■ **Exercise goal**
Pictures are not part of the copy. Retype the lines from the first one through the line that contains "const linePoints = coulombQ.map((q, i)".

-- START OF Dataset section --

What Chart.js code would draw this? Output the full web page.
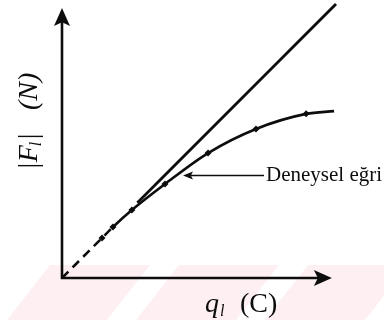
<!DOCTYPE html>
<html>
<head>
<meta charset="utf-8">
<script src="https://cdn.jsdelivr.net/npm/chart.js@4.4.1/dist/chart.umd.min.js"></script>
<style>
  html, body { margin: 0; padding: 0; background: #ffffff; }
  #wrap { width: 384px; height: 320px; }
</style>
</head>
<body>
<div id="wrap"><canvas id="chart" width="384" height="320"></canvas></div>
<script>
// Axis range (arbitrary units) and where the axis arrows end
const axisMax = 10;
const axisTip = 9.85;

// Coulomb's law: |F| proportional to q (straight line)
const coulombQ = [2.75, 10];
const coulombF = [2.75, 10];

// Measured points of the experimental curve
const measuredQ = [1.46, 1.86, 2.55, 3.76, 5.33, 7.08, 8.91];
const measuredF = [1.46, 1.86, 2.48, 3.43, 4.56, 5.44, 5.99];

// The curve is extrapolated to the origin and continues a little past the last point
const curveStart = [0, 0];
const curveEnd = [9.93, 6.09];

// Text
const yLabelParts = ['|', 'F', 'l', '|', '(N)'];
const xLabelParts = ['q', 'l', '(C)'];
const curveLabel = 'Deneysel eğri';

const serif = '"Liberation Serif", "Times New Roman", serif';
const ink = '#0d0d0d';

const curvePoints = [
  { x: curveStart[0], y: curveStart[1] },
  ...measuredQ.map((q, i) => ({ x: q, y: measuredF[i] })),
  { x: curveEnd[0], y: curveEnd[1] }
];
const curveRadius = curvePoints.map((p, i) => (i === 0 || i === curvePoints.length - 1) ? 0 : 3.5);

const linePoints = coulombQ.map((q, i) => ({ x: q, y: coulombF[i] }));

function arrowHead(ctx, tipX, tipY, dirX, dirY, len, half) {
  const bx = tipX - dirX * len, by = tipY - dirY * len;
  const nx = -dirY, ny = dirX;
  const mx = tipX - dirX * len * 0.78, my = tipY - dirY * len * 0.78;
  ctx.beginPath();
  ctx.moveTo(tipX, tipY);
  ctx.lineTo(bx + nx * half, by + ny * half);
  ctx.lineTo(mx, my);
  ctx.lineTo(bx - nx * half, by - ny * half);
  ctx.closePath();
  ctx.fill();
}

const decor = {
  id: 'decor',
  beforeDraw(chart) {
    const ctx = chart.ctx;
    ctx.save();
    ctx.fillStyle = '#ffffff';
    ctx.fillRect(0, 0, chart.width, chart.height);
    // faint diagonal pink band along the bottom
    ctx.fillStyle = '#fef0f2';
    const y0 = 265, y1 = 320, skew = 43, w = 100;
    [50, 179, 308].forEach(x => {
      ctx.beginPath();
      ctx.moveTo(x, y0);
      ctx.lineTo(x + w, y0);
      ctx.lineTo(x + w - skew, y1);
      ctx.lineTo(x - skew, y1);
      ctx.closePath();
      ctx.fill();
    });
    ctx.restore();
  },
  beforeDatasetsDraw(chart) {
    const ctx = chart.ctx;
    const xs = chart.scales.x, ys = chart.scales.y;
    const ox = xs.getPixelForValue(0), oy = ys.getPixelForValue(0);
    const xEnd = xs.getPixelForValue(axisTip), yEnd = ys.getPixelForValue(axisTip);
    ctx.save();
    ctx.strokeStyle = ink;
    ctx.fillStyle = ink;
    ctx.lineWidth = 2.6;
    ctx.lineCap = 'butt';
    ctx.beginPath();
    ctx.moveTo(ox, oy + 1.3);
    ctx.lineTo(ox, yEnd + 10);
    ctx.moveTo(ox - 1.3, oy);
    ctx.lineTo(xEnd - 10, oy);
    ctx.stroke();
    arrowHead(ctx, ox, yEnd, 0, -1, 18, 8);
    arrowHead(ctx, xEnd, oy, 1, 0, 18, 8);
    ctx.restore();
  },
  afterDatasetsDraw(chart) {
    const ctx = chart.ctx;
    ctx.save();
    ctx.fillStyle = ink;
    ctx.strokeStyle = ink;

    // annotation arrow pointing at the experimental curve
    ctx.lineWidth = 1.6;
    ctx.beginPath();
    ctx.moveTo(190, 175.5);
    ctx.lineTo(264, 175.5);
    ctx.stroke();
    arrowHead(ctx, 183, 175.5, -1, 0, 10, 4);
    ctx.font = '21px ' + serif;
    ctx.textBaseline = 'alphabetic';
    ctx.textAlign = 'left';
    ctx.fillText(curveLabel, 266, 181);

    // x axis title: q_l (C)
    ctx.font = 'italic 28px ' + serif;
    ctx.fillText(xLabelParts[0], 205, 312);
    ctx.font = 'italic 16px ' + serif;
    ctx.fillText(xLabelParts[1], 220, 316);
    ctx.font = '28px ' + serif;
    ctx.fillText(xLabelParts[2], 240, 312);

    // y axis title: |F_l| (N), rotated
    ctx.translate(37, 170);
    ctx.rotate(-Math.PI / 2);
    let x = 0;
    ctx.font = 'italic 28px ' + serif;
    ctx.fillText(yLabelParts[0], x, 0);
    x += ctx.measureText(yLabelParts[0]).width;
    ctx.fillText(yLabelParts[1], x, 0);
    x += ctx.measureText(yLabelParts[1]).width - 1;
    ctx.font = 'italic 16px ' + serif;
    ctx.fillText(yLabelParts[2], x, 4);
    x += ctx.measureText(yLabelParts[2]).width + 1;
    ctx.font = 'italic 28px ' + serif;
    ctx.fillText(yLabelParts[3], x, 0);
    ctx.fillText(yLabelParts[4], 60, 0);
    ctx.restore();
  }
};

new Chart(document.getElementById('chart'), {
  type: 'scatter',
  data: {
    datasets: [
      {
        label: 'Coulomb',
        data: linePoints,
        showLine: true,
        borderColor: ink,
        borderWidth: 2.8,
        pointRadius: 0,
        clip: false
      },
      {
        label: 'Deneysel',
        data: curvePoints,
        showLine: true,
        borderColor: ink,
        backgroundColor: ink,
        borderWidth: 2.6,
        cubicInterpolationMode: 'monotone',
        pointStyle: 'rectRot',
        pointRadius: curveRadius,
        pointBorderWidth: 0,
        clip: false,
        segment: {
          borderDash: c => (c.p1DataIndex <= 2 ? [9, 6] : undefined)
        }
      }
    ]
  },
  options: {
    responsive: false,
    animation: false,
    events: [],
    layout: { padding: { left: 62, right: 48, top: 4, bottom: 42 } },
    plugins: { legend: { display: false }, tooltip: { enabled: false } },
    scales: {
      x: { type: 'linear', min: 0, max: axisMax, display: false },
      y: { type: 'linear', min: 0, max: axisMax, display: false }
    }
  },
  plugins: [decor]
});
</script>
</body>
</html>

-- END OF Dataset section --

■ **Answer to this problem**
What Chart.js code would draw this? Output the full web page.
<!DOCTYPE html>
<html>
<head>
<meta charset="utf-8">
<script src="https://cdn.jsdelivr.net/npm/chart.js@4.4.1/dist/chart.umd.min.js"></script>
<style>
  html, body { margin: 0; padding: 0; background: #ffffff; }
  #wrap { width: 384px; height: 320px; }
</style>
</head>
<body>
<div id="wrap"><canvas id="chart" width="384" height="320"></canvas></div>
<script>
// Axis range (arbitrary units) and where the axis arrows end
const axisMax = 10;
const axisTip = 9.85;

// Coulomb's law: |F| proportional to q (straight line)
const coulombQ = [2.75, 10];
const coulombF = [2.75, 10];

// Measured points of the experimental curve
const measuredQ = [1.46, 1.86, 2.55, 3.76, 5.33, 7.08, 8.91];
const measuredF = [1.46, 1.86, 2.48, 3.43, 4.56, 5.44, 5.99];

// The curve is extrapolated to the origin and continues a little past the last point
const curveStart = [0, 0];
const curveEnd = [9.93, 6.09];

// Text
const yLabelParts = ['|', 'F', 'l', '|', '(N)'];
const xLabelParts = ['q', 'l', '(C)'];
const curveLabel = 'Deneysel eğri';

const serif = '"Liberation Serif", "Times New Roman", serif';
const ink = '#0d0d0d';

const curvePoints = [
  { x: curveStart[0], y: curveStart[1] },
  ...measuredQ.map((q, i) => ({ x: q, y: measuredF[i] })),
  { x: curveEnd[0], y: curveEnd[1] }
];
const curveRadius = curvePoints.map((p, i) => (i === 0 || i === curvePoints.length - 1) ? 0 : 3.5);

const linePoints = coulombQ.map((q, i) => ({ x: q, y: coulombF[i] }));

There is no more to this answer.